• _What is required_
Extract the lines of the material below, beginning with the first and ending with the line that holds "import plotly.graph_objects as go". Skip every picture.

··· Material provided

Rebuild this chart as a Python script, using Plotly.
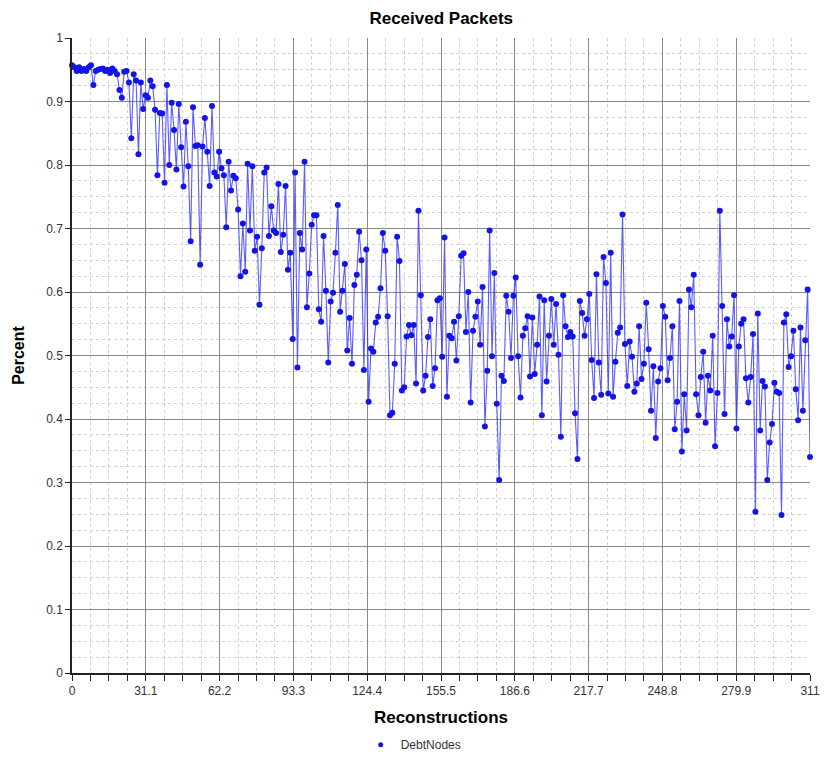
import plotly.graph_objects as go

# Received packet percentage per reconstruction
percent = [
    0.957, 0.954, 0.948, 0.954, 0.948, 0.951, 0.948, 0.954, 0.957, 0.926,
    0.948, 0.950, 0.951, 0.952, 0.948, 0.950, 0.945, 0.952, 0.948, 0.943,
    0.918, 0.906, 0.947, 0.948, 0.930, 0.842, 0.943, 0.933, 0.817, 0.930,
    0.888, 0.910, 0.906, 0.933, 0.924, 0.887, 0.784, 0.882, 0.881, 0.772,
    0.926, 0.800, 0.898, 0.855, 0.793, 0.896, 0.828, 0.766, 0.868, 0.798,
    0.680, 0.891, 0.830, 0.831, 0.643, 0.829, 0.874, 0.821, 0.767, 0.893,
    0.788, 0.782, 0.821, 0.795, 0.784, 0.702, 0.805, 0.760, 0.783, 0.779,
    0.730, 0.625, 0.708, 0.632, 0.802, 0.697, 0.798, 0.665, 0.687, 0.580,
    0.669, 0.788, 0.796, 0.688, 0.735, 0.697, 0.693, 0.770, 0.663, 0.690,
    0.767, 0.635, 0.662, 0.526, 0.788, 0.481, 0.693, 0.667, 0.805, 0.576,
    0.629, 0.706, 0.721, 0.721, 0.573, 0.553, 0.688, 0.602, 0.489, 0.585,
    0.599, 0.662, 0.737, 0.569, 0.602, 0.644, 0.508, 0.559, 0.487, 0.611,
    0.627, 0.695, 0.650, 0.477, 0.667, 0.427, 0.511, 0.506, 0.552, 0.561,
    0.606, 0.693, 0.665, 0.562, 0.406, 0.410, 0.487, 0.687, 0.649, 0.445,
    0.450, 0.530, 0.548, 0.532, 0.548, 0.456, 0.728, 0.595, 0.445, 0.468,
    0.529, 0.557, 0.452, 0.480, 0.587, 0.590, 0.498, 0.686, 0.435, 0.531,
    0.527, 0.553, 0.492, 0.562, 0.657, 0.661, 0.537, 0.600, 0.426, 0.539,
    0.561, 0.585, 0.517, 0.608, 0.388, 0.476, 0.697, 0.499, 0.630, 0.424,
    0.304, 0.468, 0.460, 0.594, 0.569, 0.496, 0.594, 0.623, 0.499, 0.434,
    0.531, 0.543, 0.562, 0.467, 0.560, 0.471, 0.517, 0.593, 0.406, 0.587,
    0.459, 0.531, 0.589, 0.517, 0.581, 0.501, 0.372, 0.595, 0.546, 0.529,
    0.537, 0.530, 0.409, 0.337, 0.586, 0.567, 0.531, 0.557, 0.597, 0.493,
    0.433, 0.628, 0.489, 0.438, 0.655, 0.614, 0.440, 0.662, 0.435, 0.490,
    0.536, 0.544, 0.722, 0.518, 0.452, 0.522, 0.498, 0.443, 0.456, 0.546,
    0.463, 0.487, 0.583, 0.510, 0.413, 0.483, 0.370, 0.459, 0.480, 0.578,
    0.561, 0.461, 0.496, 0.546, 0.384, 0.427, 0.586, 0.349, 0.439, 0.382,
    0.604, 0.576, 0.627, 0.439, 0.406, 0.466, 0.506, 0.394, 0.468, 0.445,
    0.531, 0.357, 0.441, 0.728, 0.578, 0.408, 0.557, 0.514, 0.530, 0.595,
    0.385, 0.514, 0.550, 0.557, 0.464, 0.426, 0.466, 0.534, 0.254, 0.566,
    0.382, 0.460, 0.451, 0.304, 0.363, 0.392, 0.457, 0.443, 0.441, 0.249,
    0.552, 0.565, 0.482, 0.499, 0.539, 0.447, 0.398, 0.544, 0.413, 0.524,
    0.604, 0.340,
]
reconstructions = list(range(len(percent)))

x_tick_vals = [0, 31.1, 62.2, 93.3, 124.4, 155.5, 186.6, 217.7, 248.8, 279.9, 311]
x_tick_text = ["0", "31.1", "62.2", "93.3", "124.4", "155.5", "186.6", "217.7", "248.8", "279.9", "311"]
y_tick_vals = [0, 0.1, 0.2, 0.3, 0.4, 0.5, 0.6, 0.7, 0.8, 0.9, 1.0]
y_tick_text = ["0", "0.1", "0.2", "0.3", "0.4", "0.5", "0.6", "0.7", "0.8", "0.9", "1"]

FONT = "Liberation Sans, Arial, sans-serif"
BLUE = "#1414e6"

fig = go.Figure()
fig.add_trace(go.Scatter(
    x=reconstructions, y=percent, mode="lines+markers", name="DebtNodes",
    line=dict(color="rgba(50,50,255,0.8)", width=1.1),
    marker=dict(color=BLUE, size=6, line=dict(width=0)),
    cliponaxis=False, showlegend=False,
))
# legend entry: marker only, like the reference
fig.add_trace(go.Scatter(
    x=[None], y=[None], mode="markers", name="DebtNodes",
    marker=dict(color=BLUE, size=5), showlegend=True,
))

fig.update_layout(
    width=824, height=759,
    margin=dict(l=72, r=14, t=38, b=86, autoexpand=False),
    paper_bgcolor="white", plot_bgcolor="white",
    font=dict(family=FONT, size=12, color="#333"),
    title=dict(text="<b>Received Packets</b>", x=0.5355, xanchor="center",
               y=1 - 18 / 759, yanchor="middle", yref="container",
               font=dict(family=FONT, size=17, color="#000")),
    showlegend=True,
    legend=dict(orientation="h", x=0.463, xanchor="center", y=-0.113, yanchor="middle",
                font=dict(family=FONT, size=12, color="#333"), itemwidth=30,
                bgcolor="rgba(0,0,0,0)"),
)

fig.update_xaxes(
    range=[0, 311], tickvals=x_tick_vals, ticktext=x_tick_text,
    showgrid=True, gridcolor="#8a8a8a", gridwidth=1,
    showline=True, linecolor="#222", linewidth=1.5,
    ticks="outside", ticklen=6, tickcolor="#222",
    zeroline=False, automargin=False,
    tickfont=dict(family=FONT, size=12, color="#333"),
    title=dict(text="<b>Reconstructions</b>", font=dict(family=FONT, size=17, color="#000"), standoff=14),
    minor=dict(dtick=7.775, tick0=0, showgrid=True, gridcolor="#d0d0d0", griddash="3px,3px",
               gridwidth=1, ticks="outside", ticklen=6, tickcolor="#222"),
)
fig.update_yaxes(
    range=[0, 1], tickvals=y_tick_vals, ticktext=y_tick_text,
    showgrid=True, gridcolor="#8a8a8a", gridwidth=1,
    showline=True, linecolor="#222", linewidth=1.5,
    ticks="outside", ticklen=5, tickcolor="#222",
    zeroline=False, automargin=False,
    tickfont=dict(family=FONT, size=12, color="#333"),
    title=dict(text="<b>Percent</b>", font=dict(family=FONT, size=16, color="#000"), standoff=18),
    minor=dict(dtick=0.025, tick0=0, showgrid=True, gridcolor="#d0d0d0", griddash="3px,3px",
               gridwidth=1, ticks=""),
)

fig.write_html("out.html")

······

• _Solution to this task_
Rebuild this chart as a Python script, using Plotly.
import plotly.graph_objects as go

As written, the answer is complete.